New Theory Posits Universe's Resolution Limit

- The theory, known as the Selection-Stitch Model (SSM), was developed by Raghu Kulkarni, the CEO of IDrive Inc. It treats the vacuum of space not as empty but as a medium with a specific, finite information density. - A core proposal of the SSM is that the smallest unit of distance is not the Planck Length, but a new fundamental constant called the Geometric Vacuum Constant, which is approximately 0.77 times the Planck Length. - The model suggests that nature packs quantum information with maximum efficiency, mathematically analogous to a Face-Centered Cubic (FCC) lattice, which is the most efficient way to pack spheres. - A key prediction of the theory is the exact mass at which quantum superposition is predicted to fail: approximately 28 micrograms.
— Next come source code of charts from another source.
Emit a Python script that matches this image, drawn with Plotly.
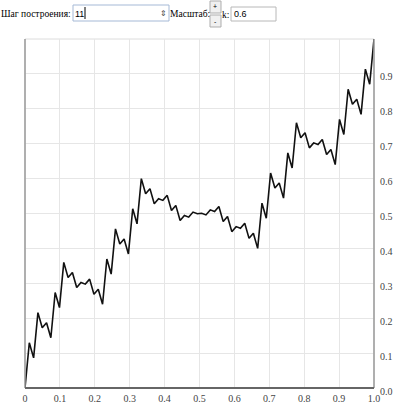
import plotly.graph_objects as go

# Fractal curve values read at x = i/81 (step 11 view, k = 0.6)
y_vals = [
    0, .1296, .0864, .216, .1728, .1872, .144, .2736, .2304, .36,
    .3168, .3312, .288, .3024, .2976, .312, .2688, .2832, .24, .3696,
    .3264, .456, .4128, .4272, .384, .5136, .4704, .6,
    .5568, .5712, .528, .5424, .5376, .552, .5088, .5232, .48,
    .4944, .4896, .504, .4992, .5008, .496, .5104, .5056, .52,
    .4768, .4912, .448, .4624, .4576, .472, .4288, .4432, .4,
    .5296, .4864, .616, .5728, .5872, .544, .6736, .6304, .76,
    .7168, .7312, .688, .7024, .6976, .712, .6688, .6832, .64,
    .7696, .7264, .856, .8128, .8272, .784, .9136, .8704, 1.0,
]
n_steps = len(y_vals) - 1
x_vals = [i / n_steps for i in range(len(y_vals))]

x_tickvals = [0, 0.1, 0.2, 0.3, 0.4, 0.5, 0.6, 0.7, 0.8, 0.9, 1.0]
x_ticktext = ["0", "0.1", "0.2", "0.3", "0.4", "0.5", "0.6", "0.7", "0.8", "0.9", "1.0"]
y_tickvals = [0, 0.1, 0.2, 0.3, 0.4, 0.5, 0.6, 0.7, 0.8, 0.9]
y_ticktext = ["0.0", "0.1", "0.2", "0.3", "0.4", "0.5", "0.6", "0.7", "0.8", "0.9"]

W, H = 395, 404
L, R, T, B = 25, 21, 39, 16
PW, PH = W - L - R, H - T - B


def px(x):
    return (x - L) / PW


def py(y):
    return (H - B - y) / PH


SERIF = "Liberation Serif"
SANS = "Liberation Sans"

fig = go.Figure()
fig.add_trace(go.Scatter(
    x=x_vals, y=y_vals, mode="lines",
    line=dict(color="#111111", width=1.6),
    hoverinfo="skip", showlegend=False,
))

shapes = []
annotations = []

# plot frame
shapes.append(dict(type="rect", xref="paper", yref="paper", x0=0, x1=1, y0=0, y1=1,
                   line=dict(color="#dcdcdc", width=1), layer="below"))
shapes.append(dict(type="line", xref="paper", yref="paper", x0=0, x1=0, y0=0, y1=1,
                   line=dict(color="#9a9a9a", width=1.5)))
shapes.append(dict(type="line", xref="paper", yref="paper", x0=1, x1=1, y0=0, y1=1,
                   line=dict(color="#9a9a9a", width=1.5)))
shapes.append(dict(type="line", xref="paper", yref="paper", x0=0, x1=1, y0=0, y1=0,
                   line=dict(color="#666666", width=2)))


# header controls
def text(x, y, s, size=10, font=SERIF, color="#000"):
    annotations.append(dict(xref="paper", yref="paper", x=px(x), y=py(y), text=s,
                            showarrow=False, xanchor="left", yanchor="middle",
                            borderpad=0, borderwidth=0,
                            font=dict(family=font, size=size, color=color)))


def box(x0, y0, x1, y1, fill="#ffffff", line="#a5b9d6"):
    shapes.append(dict(type="rect", xref="paper", yref="paper", layer="below",
                       x0=px(x0), x1=px(x1), y0=py(y1), y1=py(y0),
                       fillcolor=fill, line=dict(color=line, width=1)))


text(1, 14, "Шаг построения:", size=9.5)
box(73, 5, 169, 21)
text(75, 13.5, "11", size=9, font=SANS)
shapes.append(dict(type="line", xref="paper", yref="paper", x0=px(85), x1=px(85),
                   y0=py(19), y1=py(7), line=dict(color="#000", width=1)))
text(160, 13.5, "⇕", size=8, font="DejaVu Sans", color="#444")
text(170, 14, "Масштаб:", size=9.5)
box(210, 1, 221, 13, fill="#f0f0f0", line="#adadad")
box(210, 15, 221, 27, fill="#f0f0f0", line="#adadad")
text(212.5, 6.5, "+", size=7, font=SANS)
text(213.5, 21, "-", size=7, font=SANS)
text(222, 14.5, "k:", size=9.5)
box(231, 7, 276, 21, line="#b8b8b8")
text(234, 14, "0.6", size=9, font=SANS)

fig.update_layout(
    width=W, height=H,
    margin=dict(l=L, r=R, t=T, b=B, pad=0, autoexpand=False),
    paper_bgcolor="white", plot_bgcolor="white",
    shapes=shapes, annotations=annotations,
    xaxis=dict(range=[0, 1], tickvals=x_tickvals, ticktext=x_ticktext,
               showgrid=True, gridcolor="#e6e6e6", gridwidth=1, automargin=False,
               zeroline=False, showline=False, ticks="",
               tickfont=dict(family=SERIF, size=10, color="#444"), ticklabelstandoff=3),
    yaxis=dict(range=[0, 1], tickvals=y_tickvals, ticktext=y_ticktext, side="right",
               showgrid=True, gridcolor="#e6e6e6", gridwidth=1, automargin=False,
               zeroline=False, showline=False, ticks="",
               ticklabelstandoff=5, ticklabelshift=3,
               tickfont=dict(family=SERIF, size=10, color="#444")),
)

fig.write_html("out.html")
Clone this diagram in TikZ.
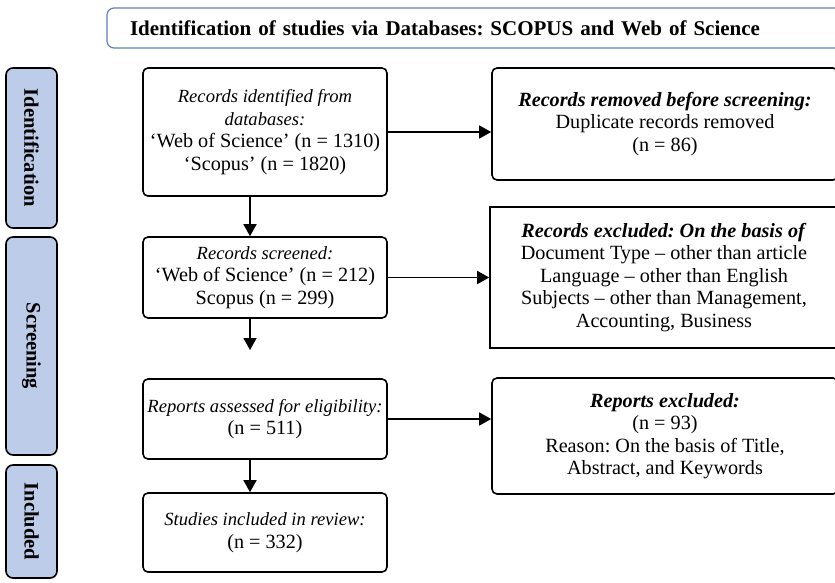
\documentclass[tikz,border=0pt]{standalone}
\usepackage{fontspec}
\setmainfont{Liberation Serif}
\usetikzlibrary{arrows.meta}
\definecolor{stagefill}{RGB}{189,204,232}
\definecolor{headline}{RGB}{96,128,186}
\newcommand{\itline}[1]{{\itshape\fontsize{18.6}{22.5}\selectfont #1}}
\tikzset{
  box/.style={draw, line width=1.6pt, rounded corners=5pt, align=center, inner sep=0pt,
    font=\frenchspacing\fontsize{20.2}{22.5}\selectfont},
  stage/.style={draw, line width=1.6pt, rounded corners=7pt, fill=stagefill, rotate=-90,
    font=\bfseries\fontsize{20.5}{20}\selectfont},
  flow/.style={-{Triangle[length=12pt,width=13pt]}, line width=1.6pt},
}
\begin{document}
\begin{tikzpicture}[x=1pt,y=-1pt]
  \useasboundingbox (0,0) rectangle (835,582);
  % Header
  \node[draw=headline, line width=1.2pt, rounded corners=7pt, minimum width=738pt, minimum height=40pt,
    text width=692pt, align=left, inner xsep=23pt, font=\frenchspacing\bfseries\fontsize{21}{24}\selectfont]
    (head) at (476,28) {Identification of studies via Databases: SCOPUS and Web of Science};
  % Stages
  \node[stage, minimum width=160pt, minimum height=51pt] (ident) at (31.5,148) {Identification};
  \node[stage, minimum width=218pt, minimum height=51pt] (screen) at (31.5,346) {Screening};
  \node[stage, minimum width=113pt, minimum height=51pt] (incl) at (31.5,521.5) {Included};
  % Main flow
  \node[box, minimum width=244pt, minimum height=128pt] (id) at (265,132)
    {\itline{Records identified from}\\ \itline{databases:}\\ ‘Web of Science’ (n = 1310)\\ ‘Scopus’ (n = 1820)};
  \node[box, minimum width=244pt, minimum height=81pt] (scr) at (265,277.5)
    {\itline{Records screened:}\\ ‘Web of Science’ (n = 212)\\ Scopus (n = 299)};
  \node[box, minimum width=244pt, minimum height=80pt] (rep) at (265,419)
    {\itline{Reports assessed for eligibility:}\\ (n = 511)};
  \node[box, minimum width=244pt, minimum height=79pt] (stud) at (265,532.5)
    {\itline{Studies included in review:}\\ (n = 332)};
  % Excluded side
  \node[box, minimum width=346pt, minimum height=112pt] (rem) at (665,124)
    {\textbf{\textit{Records removed before screening:}}\\ Duplicate records removed\\ (n = 86)};
  \node[box, rounded corners=0pt, minimum width=348pt, minimum height=141pt] (exc) at (664,277.5)
    {\textbf{\textit{Records excluded: On the basis of}}\\ Document Type – other than article\\
     Language – other than English\\ Subjects – other than Management,\\ Accounting, Business};
  \node[box, minimum width=346pt, minimum height=116pt] (repexc) at (665,436)
    {\textbf{\textit{Reports excluded:}}\\ (n = 93)\\ Reason: On the basis of Title,\\ Abstract, and Keywords};
  \coordinate (gap) at (250,350);
  % Arrows
  \draw[flow] (id.east) -- (id.east -| rem.west);
  \draw[flow] (scr.east) -- (exc.west);
  \draw[flow] (rep.east) -- (rep.east -| repexc.west);
  \draw[flow] ([xshift=-15pt]id.south) -- ([xshift=-15pt]scr.north);
  \draw[flow] ([xshift=-15pt]scr.south) -- (gap);
  \draw[flow] ([xshift=-15pt]rep.south) -- ([xshift=-15pt]stud.north);
\end{tikzpicture}
\end{document}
An object with more mass than this would have a wavelength smaller than the universe's "pixel size," forcing it into a classical state. - This predicted "Mass-Decoherence Limit" of 28 micrograms is remarkably close to the prediction made by Nobel Laureate Roger Penrose's "Gravitational Objective Reduction" model, which arrives at a similar limit of about 21.7 micrograms from the perspective of General Relativity. - The SSM is presented as a candidate theory for Quantum Gravity, aiming to unite General Relativity and Quantum Mechanics by modeling spacetime as a discrete network. - This new framework is emerging as experimental physics gets closer to being able to test the transition between quantum and classical mechanics, for instance through experiments involving levitated nanoparticles. - The theory draws an analogy to digital images, where zooming in eventually reveals individual pixels; similarly, the universe is proposed to have a fundamental resolution limit beyond which it cannot be subdivided.